On Saturday we went to Tsaritsyno Park, the site of a former palace that belonged to Catherine the Great.  It was never completed though, and was just left to the elements, so all that remains is the shell of the palace.  There is a large lake there, so Liz, Luke, Chris, and I rented a 4 person rowboat and went out on the lake for an hour.  The boat was uhhh…well, it didn’t tip over…I’m not quite sure it would pass a US Coast Guard check, though.  We docked the boat just in time, though, as it started raining extremely hard (it’s been doing that a lot lately).  I definitely didn’t want to be out on the lake in that boat during a rainstorm.  We ran for cover and ended up at this tent outside a church that was selling icons, bibles, etc.  I bought a cool looking icon, and the lady that was selling them told us that some guy started a Russian monastery in California.  Crazy…I’ll have to look that one up when I get back home.  Chris was sitting under an awning of the church and a priest came out and started yelling at him.  Then the militsia came over to Chris and asked for his documents.  We went over there to see what was going on, and when the militsia asked where we were from we told them the USA and they said “Oh, fine” and left us alone.  I didn’t expect they would just leave us alone like that, but hey, I’m not complaining.  Nonetheless, Chris has the honor of being the first in our group to be hassled by the militsia.

On the metro leaving the park I was sitting on the end of the bench in the middle of the car when I looked down and saw a large duffle bag just sitting there…no one around it or anything…and there were only a few people on the car, since our stop was pretty far out from the city center.  When we transferred trains Luke told a metro worker and she started yelling at some guy on the phone to stop the train at the next stop and check the bag.  Some moron probably just forgot his bag on the train.  They have been pretty conscientous about security due to the current suicide bombers at the concert and Tverskaya Street (and the metro car bombings a few years ago).

We ate at the Georgian restaurant again…the food is so incredible (the Georgians call their cuisine “table scraps from heaven.”)  I’d like to go to Georgia someday…seems like an interesting place.  Back at the dorm we had cake and ice cream because it was Luke’s birthday.

Today we went to Victory Park, which has a huge monument and museum dedicated to WW2.  We were going to check out the outdoor artillery and fortifications exhibit, but it started raining very very hard…the rain here is insane.  Now I gotta go back to my dorm and study Russian…class tomorrow!

July 10, 2003

Moy adres nye ulitsa ii nye dom, moy adres sovietskii soyouz

On Wednesday we played basketball at the MGU main campus.  We had a good mix: 4 Americans, 1 Russian MGU student, and 2 Pakastani Diplomats.  We played for about 2 hours and have a game on for next Wednesday…yay!

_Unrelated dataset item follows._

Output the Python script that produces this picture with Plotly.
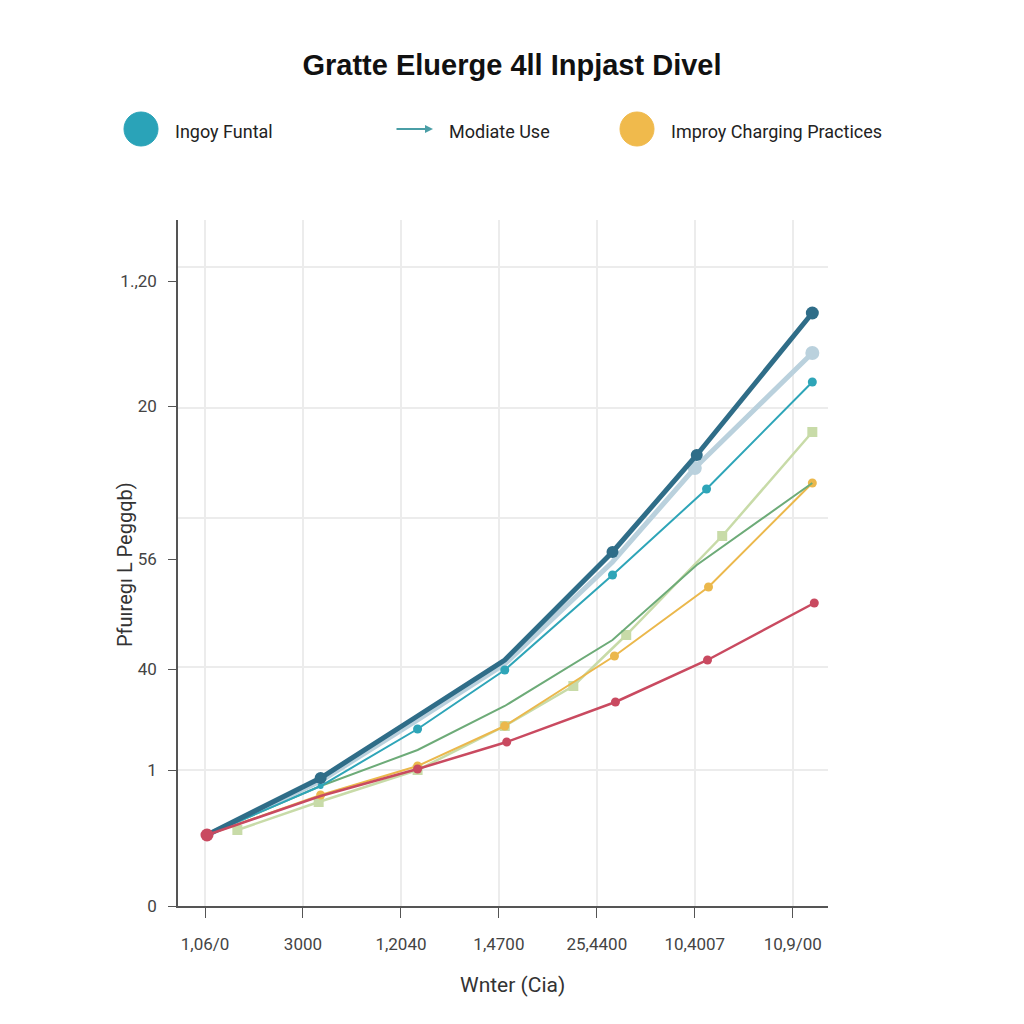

Today in class we learned to sing some Russian songs.  They have this crazy karaoke setup that has tons of Russian songs you can sing along to.  The video is rather odd, though, as it displays scenes of New York City, Venice Beach, Chicago, etc…not exactly places you think of when singing “Kalinka” or “Moscow Nights.”  One of my favorite songs was “Moy Adrec Sovietskii Soyouz”, which went kinda like: My address is not my home or my street, my address is the Soviet Union.

Yesterday we ate at a place called Piccadilly’s and I had some chicken fajitas…some of the best I have ever had!  Quite surprising…good fajitias in Moscow?  Who woulda thought?  Today we ate at a Georgian place and it was sooo good.  Georgian food rocks…I wish I could find a place in DC with lamb shashlyik, khachipuri, and lavash.

Not much else going on here.  The dorm administrators have had to check our passports and registration for like the 50th time since we got here…typical Russian red tape.  The Russians also have a lot to learn about “The customer is always right”, as yesterday Liz and I wanted to buy a caramel ice cream cake for 50 rubles (a little less that $2) but the saleswoman refused.  She told us to instead pick one for 60 rubles because those ones were “far tastier and larger for only 10 more rubles.”  So yeah, we ended up with a 60 ruble cake even though we wanted the caramel cake…oh well.